Fast-forward a handful of years and the act of immortalizing oneself for posterity has been co-opted (and trivialized) by celebrities, museumgoers, and even monkeys. What happened? The selfie cometh, and conquered (see Beyoncé and Jay Z Elevate The Art Selfie Into a Movement, No, Monkey Selfies Cannot Be Copyrighted, Funny Ads Feature Van Gogh and Frida Kahlo Taking Selfies, and Douglas Coupland Predicts the 3D Selfie).

So, what type of impact has the arrival of the selfie had on art practices and their audiences? That is precisely the question to which “Self”— currently on view at Turner Contemporary in the British city of Margate—seeks to find answers.

Through a selection of over 100 self-portraits by a wide-range of artists, including Anthony van Dyck, Louise Bourgeois, John Constable, Tracey Emin, Lucian Freud, Antony Gormley, Damien Hirst, David Hockney, Sarah Lucas, JMW Turner, and Andy Warhol­­­, “Self” attempts to re-evaluate self-portraiture in the 21st century from the angles of history, celebrity, collecting, gender, and mortality.

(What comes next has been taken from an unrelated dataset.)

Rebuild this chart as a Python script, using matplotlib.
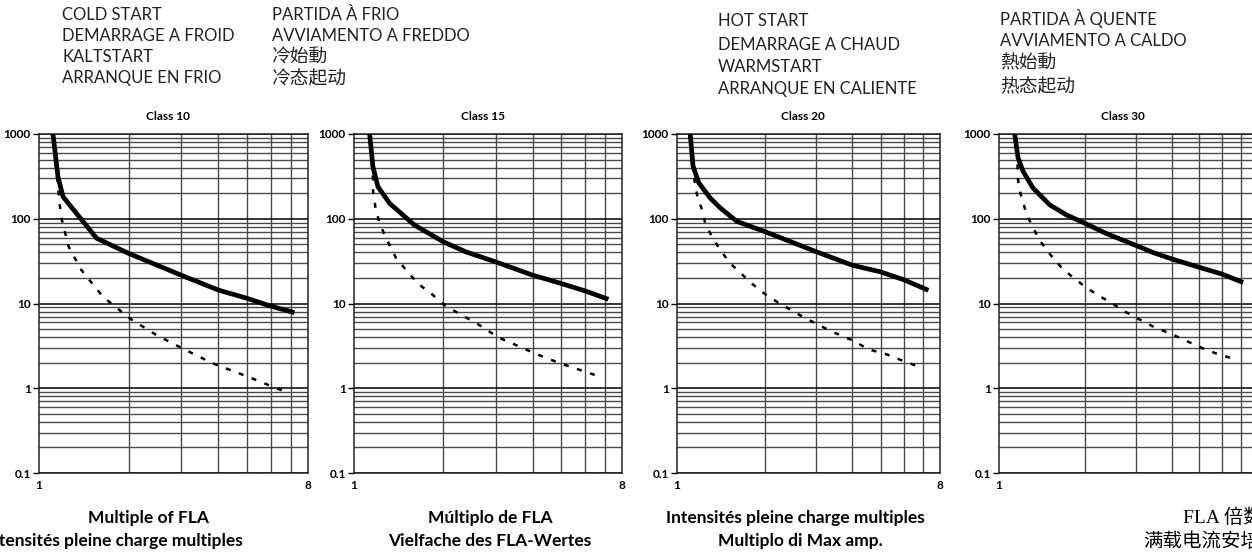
import numpy as np
import matplotlib.pyplot as plt
from matplotlib.ticker import FixedLocator, NullFormatter

# Curvas de disparo: continua = arranque en frío, discontinua = arranque en caliente
classes = ["Class 10", "Class 15", "Class 20", "Class 30"]

cold_x_10 = [1.114, 1.158, 1.204, 1.335, 1.56, 2.0, 3.0, 4.0, 5.0, 6.0, 7.2]
cold_y_10 = [1000, 313, 182, 116, 59, 39, 21.6, 14.4, 11.5, 9.3, 7.8]
hot_x_10 = [1.15, 1.174, 1.19, 1.258, 1.388, 1.64, 2.02, 2.48, 3.03, 3.84, 5.05, 6.86]
hot_y_10 = [313, 145, 101, 46.7, 24.8, 12, 6.65, 4.24, 2.95, 1.96, 1.36, 0.88]

cold_x_15 = [1.129, 1.158, 1.204, 1.318, 1.60, 2.0, 2.38, 3.0, 4.0, 5.0, 6.0, 7.2]
cold_y_15 = [1000, 411, 239, 152, 84, 53.5, 40.7, 31, 21.6, 17.2, 14.1, 11.2]
hot_x_15 = [1.149, 1.158, 1.16, 1.18, 1.21, 1.261, 1.318, 1.388, 1.5, 1.64, 1.82,
            2.02, 2.26, 2.71, 3.05, 3.42, 3.8, 4.49, 5.17, 6.04, 6.87]
hot_y_15 = [471, 299, 208, 139, 98, 67, 48.8, 34, 24.8, 17.2, 13.1,
            9.55, 7.6, 5.3, 4.0, 3.37, 2.86, 2.24, 1.87, 1.56, 1.34]

cold_x_20 = [1.11, 1.135, 1.187, 1.30, 1.408, 1.606, 2.0, 2.38, 3.0, 4.0, 5.0, 6.0, 7.3]
cold_y_20 = [1000, 420, 266, 176, 134, 93, 70.6, 56, 40.9, 28.3, 23.6, 19.1, 14.3]
hot_x_20 = [1.135, 1.147, 1.171, 1.218, 1.25, 1.318, 1.408, 1.524, 1.81, 2.0, 2.26,
            2.72, 3.03, 3.45, 4.04, 4.54, 5.25, 6.0, 6.9]
hot_y_20 = [440, 291, 193, 128, 88.8, 61.6, 42.8, 29.7, 17.1, 13.0, 9.9,
            6.9, 5.7, 4.56, 3.63, 2.88, 2.51, 2.09, 1.75]

cold_x_30 = [1.134, 1.165, 1.212, 1.313, 1.502, 1.718, 2.0, 2.37, 3.0, 3.44, 4.0, 5.0, 6.0, 7.1]
cold_y_30 = [1000, 526, 365, 231, 146, 111, 88, 66.8, 48.5, 40, 33.6, 26.7, 22.2, 17.7]
hot_x_30 = [1.16, 1.165, 1.187, 1.25, 1.32, 1.386, 1.502, 1.65, 1.81, 2.016, 2.24,
            2.465, 2.71, 3.1, 3.44, 4.05, 4.56, 5.14, 5.72, 6.82]
hot_y_30 = [438, 290, 201, 111, 76.6, 55.6, 38.5, 26.7, 20.3, 15.4, 12.2,
            10.2, 8.25, 6.44, 5.36, 4.26, 3.55, 2.95, 2.57, 2.14]

y_labels = ["0.1", "1", "10", "100", "1000"]
x_labels = ["1", "8"]

cold_title = ["COLD START", "DEMARRAGE A FROID", "KALTSTART", "ARRANQUE EN FRIO"]
cold_title2 = ["PARTIDA À FRIO", "AVVIAMENTO A FREDDO", "冷始動", "冷态起动"]
hot_title = ["HOT START", "DEMARRAGE A CHAUD", "WARMSTART", "ARRANQUE EN CALIENTE"]
hot_title2 = ["PARTIDA À QUENTE", "AVVIAMENTO A CALDO", "熱始動", "热态起动"]

xlabels = [["Multiple of FLA", "Intensités pleine charge multiples"],
           ["Múltiplo de FLA", "Vielfache des FLA-Wertes"],
           ["Intensités pleine charge multiples", "Multiplo di Max amp."],
           ["FLA 倍数", "满载电流安培(倍数)"]]

curves = [(cold_x_10, cold_y_10, hot_x_10, hot_y_10),
          (cold_x_15, cold_y_15, hot_x_15, hot_y_15),
          (cold_x_20, cold_y_20, hot_x_20, hot_y_20),
          (cold_x_30, cold_y_30, hot_x_30, hot_y_30)]

W, H = 1252, 558
fig = plt.figure(figsize=(W / 100, H / 100), dpi=100)

# posiciones en píxeles (izquierda, derecha) de cada panel
panels_px = [(39, 308), (354, 622), (677, 940), (999, 1258)]
top_px, bot_px = 134, 473

latin = ["Lato", "DejaVu Sans"]
cjk = ["Noto Sans CJK TC", "Noto Sans CJK SC", "DejaVu Sans"]
serif_cjk = ["Liberation Serif", "Noto Sans CJK SC"]

for i, ((l, r), (cx, cy, hx, hy)) in enumerate(zip(panels_px, curves)):
    ax = fig.add_axes([l / W, 1 - bot_px / H, (r - l) / W, (bot_px - top_px) / H])
    ax.set_xscale("log")
    ax.set_yscale("log")
    ax.set_xlim(1, 8)
    ax.set_ylim(0.1, 1000)

    ax.yaxis.set_major_locator(FixedLocator([0.1, 1, 10, 100, 1000]))
    ax.set_yticklabels(y_labels)
    minors = [m * 10.0 ** e for e in range(-1, 3) for m in range(2, 10)]
    ax.yaxis.set_minor_locator(FixedLocator(minors))
    ax.yaxis.set_minor_formatter(NullFormatter())
    ax.xaxis.set_major_locator(FixedLocator([1, 8]))
    ax.set_xticklabels(x_labels)
    ax.xaxis.set_minor_locator(FixedLocator([2, 3, 4, 5, 6, 7]))
    ax.xaxis.set_minor_formatter(NullFormatter())

    ax.grid(True, which="major", axis="y", color="black", lw=1.1)
    ax.grid(True, which="minor", axis="both", color="#4a4a4a", lw=1.0)
    ax.tick_params(axis="y", which="major", length=4, width=1, pad=2, labelsize=8.5)
    ax.tick_params(axis="y", which="minor", length=0)
    ax.tick_params(axis="x", which="both", length=0, pad=5, labelsize=8.5)
    for lab in ax.get_xticklabels() + ax.get_yticklabels():
        lab.set_fontweight("bold")
        lab.set_family(latin)
    for s in ax.spines.values():
        s.set_linewidth(1.1)
        s.set_color("#222222")

    ax.plot(cx, cy, color="black", lw=3.4, solid_capstyle="butt", zorder=5)
    ax.plot(hx, hy, color="black", lw=1.8, linestyle=(0, (2, 3.5)), zorder=5)

    ax.text(0.48, 1.052, classes[i], transform=ax.transAxes, ha="center",
            va="center", fontsize=8.5, fontweight="bold", family=latin)

# textos del eje x: (centro x, línea)
lab_pos = [(148, 113), (490, 490), (795, 800)]
for i in range(3):
    for k, (y, t) in enumerate(zip([518, 541], xlabels[i])):
        fig.text(lab_pos[i][k] / W, 1 - y / H, t, ha="center", va="center",
                 fontsize=12.5, fontweight="bold", family=latin)
# último panel: texto cortado por el borde derecho, como en el original
for x, y, t in zip([1183, 1143], [518, 541], xlabels[3]):
    fig.text(x / W, 1 - y / H, t, ha="left", va="center",
             fontsize=14, family=serif_cjk)


# textos superiores
def block(x, ys, lines):
    for y, t in zip(ys, lines):
        is_cjk = any(ord(c) > 0x2E80 for c in t)
        fig.text(x / W, 1 - y / H, t, ha="left", va="center",
                 fontsize=13.5 if is_cjk else 12,
                 family=cjk if is_cjk else latin, color="#222222")


block(62, [15, 36, 57, 78], cold_title)
block(272, [15, 36, 57, 79], cold_title2)
block(718, [21, 45, 67, 89], hot_title)
block(1000, [19, 41, 63, 87], hot_title2)

fig.savefig("out.png", dpi=100)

Self-Portrait as a Drowned Man

And, while on the subject of mortality, there’s one work in the exhibition that has particularly captivated (or terrified, depending on how you look at it) both audiences and media: Jeremy Millar’s Self-Portrait as a Drowned Man (The Willows) (2011). The work is a lifelike cast of the artist’s mangled body, covered in holes and lying prone on the gallery floor. It amalgamates two references, the horror story The Willows by Algernon Blackwood, and the 1840 photograph by Hippolyte Bayard, entitled Self Portrait as a Drowned Man, in which he faked his suicide for the camera.

“I didn’t quite realize the implications of depicting myself in such a way, and the horror of seeing oneself as if dead— that which one will never see,” Millar told artnet News. “I have got more used to it now, but the first time was extremely upsetting: I really thought that I must be dead, as there was my corpse, which meant that I wasn’t sure who was the ‘me’ who was looking at it. It was terrifying.”

Whether dead or alive, the question remains: what’s the appeal of the self-portrait for artists today, in a period when even Kim Kardashian is having a, seemingly successful, go at it? (see Kim Kardashian’s Selfies Oddly Legitimized by Art Publisher).

“The self-portrait can be made for many reasons. I suspect one reason is convenience—the artist is there, anyway, so may as well paint or photograph him or herself,” says Millar. Crucially, he doesn’t think that self-representation has to be tied to the idea of biography; on the contrary, it can be enticing because it creates a space for performing. Perhaps that might be precisely what we love about the selfie: how it enables us to become exactly what we are not.